Sabemos que até as classes populares governistas estão passando por dificuldades, o que as leva a não se revoltar? Por que não pensam como nós e agem em benefício da República e não do governo? Pois bem, um ditador te ensina a amar, mesmo que ele seja o pior, e te faz olhar com indiferença para quem não pensa como você, nem eu, nem como nós. Vale lembrar que o governo está confortável com os altos preços dos alimentos tradicionais e de primeira necessidade, o que garante o envio à bolsa de comida ou a caixa do CLAP (caixa de comida que o governo vende ou dá) porque sua vantagem sobre ter o controle total do que entrar e sai no país, o torna super-poderoso.
Uma neoditadura como essa cria espaços de "debates" para o confronto entre companheiros versus apátridas, cria um clima de intolerância permanente, que nos deixa cansados do mesmo, e sempre encontra em cada decisão um tipo de resignação.
Essa neoditadura aperfeiçoou sua 4ª técnica republicana, porque exacerbou a corrupção, o compadrio, o clientelismo, tanto é que nos permeou essa cultura que agora para qualquer procedimento numa instituição do Estado é necessário um contato de um amigo, um amigo que conhece um amigo, e assim a cadeia se estende.
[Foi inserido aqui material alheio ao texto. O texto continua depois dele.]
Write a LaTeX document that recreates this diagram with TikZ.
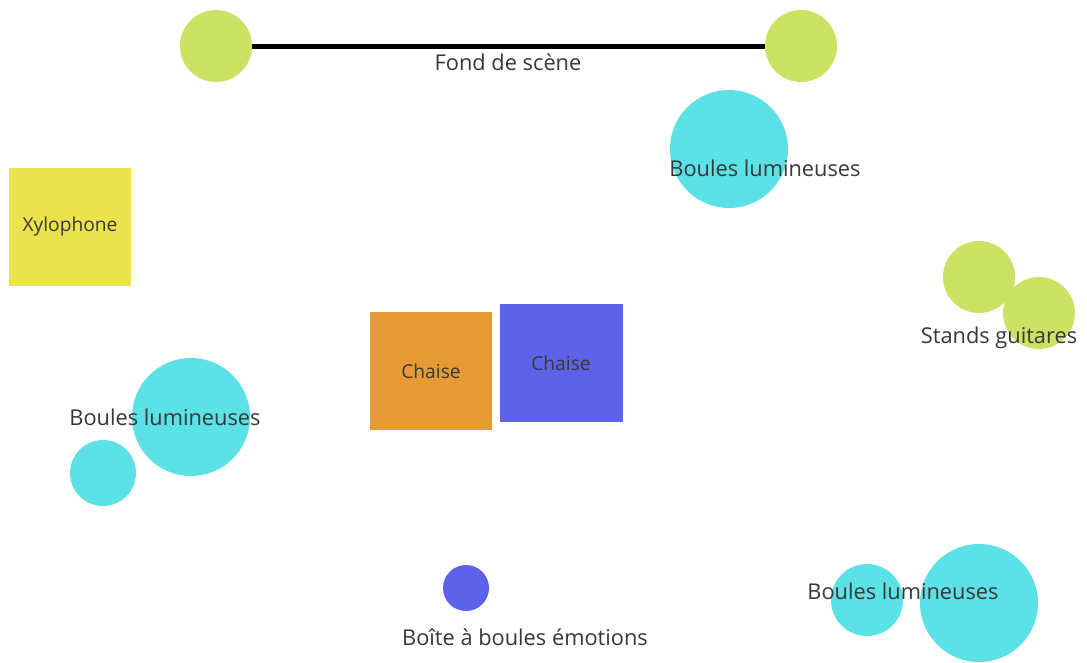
\documentclass[tikz,border=0pt]{standalone}
\usepackage{fontspec}
\setmainfont{Open Sans}
\begin{document}
\begin{tikzpicture}[x=1pt,y=-1pt,
  lbl/.style={text=black!78, font=\fontsize{21.8}{26}\selectfont, inner sep=0pt},
  slbl/.style={text=black!78, font=\fontsize{19.2}{23}\selectfont, inner sep=0pt},
  disc/.style={circle, fill=#1, draw=none, inner sep=0pt},
  sq/.style={rectangle, fill=#1, draw=none, inner sep=0pt}]
\definecolor{vgreen}{HTML}{CBE265}
\definecolor{vcyan}{HTML}{5CE1E6}
\definecolor{vyellow}{HTML}{EBE34E}
\definecolor{vorange}{HTML}{E59A35}
\definecolor{vblue}{HTML}{5D62E8}
\useasboundingbox[fill=white] (0,0) rectangle (1087,662);
% Fond de scene
\node[disc=vgreen, minimum size=72pt] (gl) at (216,46) {};
\node[disc=vgreen, minimum size=72pt] (gr) at (801,46) {};
\draw[line width=5pt] (gl.east) -- (gr.west);
\node[lbl] (fond) at (508,62) {Fond de scène};
% top cyan
\node[disc=vcyan, minimum size=118pt] (c1) at (729,149) {};
\node[lbl] (l1) at (765,168) {Boules lumineuses};
% xylophone
\node[sq=vyellow, minimum width=122pt, minimum height=118pt] (xy) at (70,227) {};
\node[slbl] (xyl) at (70,227) {Xylophone};
% chaises
\node[sq=vorange, minimum width=122pt, minimum height=118pt] (ch1) at (431,371) {};
\node[slbl] (ch1l) at (431,371) {Chaise};
\node[sq=vblue, minimum width=123pt, minimum height=118pt] (ch2) at (561.5,363) {};
\node[slbl] (ch2l) at (561,363) {Chaise};
% stands guitares
\node[disc=vgreen, minimum size=72pt] (s1) at (979,277) {};
\node[disc=vgreen, minimum size=72pt] (s2) at (1039,313) {};
\node[lbl] (sl) at (999,338) {Stands guitares};
% left cyan
\node[disc=vcyan, minimum size=118pt] (c2) at (191,417) {};
\node[disc=vcyan, minimum size=66pt] (c3) at (103,473) {};
\node[lbl] (l2) at (165,417) {Boules lumineuses};
% box
\node[disc=vblue, minimum size=46pt] (bx) at (466,588) {};
\node[lbl] (bxl) at (525,637) {Boîte à boules émotions};
% bottom right cyan
\node[disc=vcyan, minimum size=72pt] (c4) at (867,600) {};
\node[disc=vcyan, minimum size=118pt] (c5) at (979,603) {};
\node[lbl] (l3) at (903,591) {Boules lumineuses};
\end{tikzpicture}
\end{document}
É intencional.
Essa neoditadura nos fez esperar por um "líder" salvador, que supere opositores e oficialistas, essa forma messiânica de pensar nos prendeu, estamos perdendo tempo, cada um de nós pode ser a mudança, silenciosos não saímos dessa. Pois quando dizemos: um homem diferente tem que aparecer, estamos dando tempo para a neoditadura colocá-lo lá ao invés de nós. É intencional.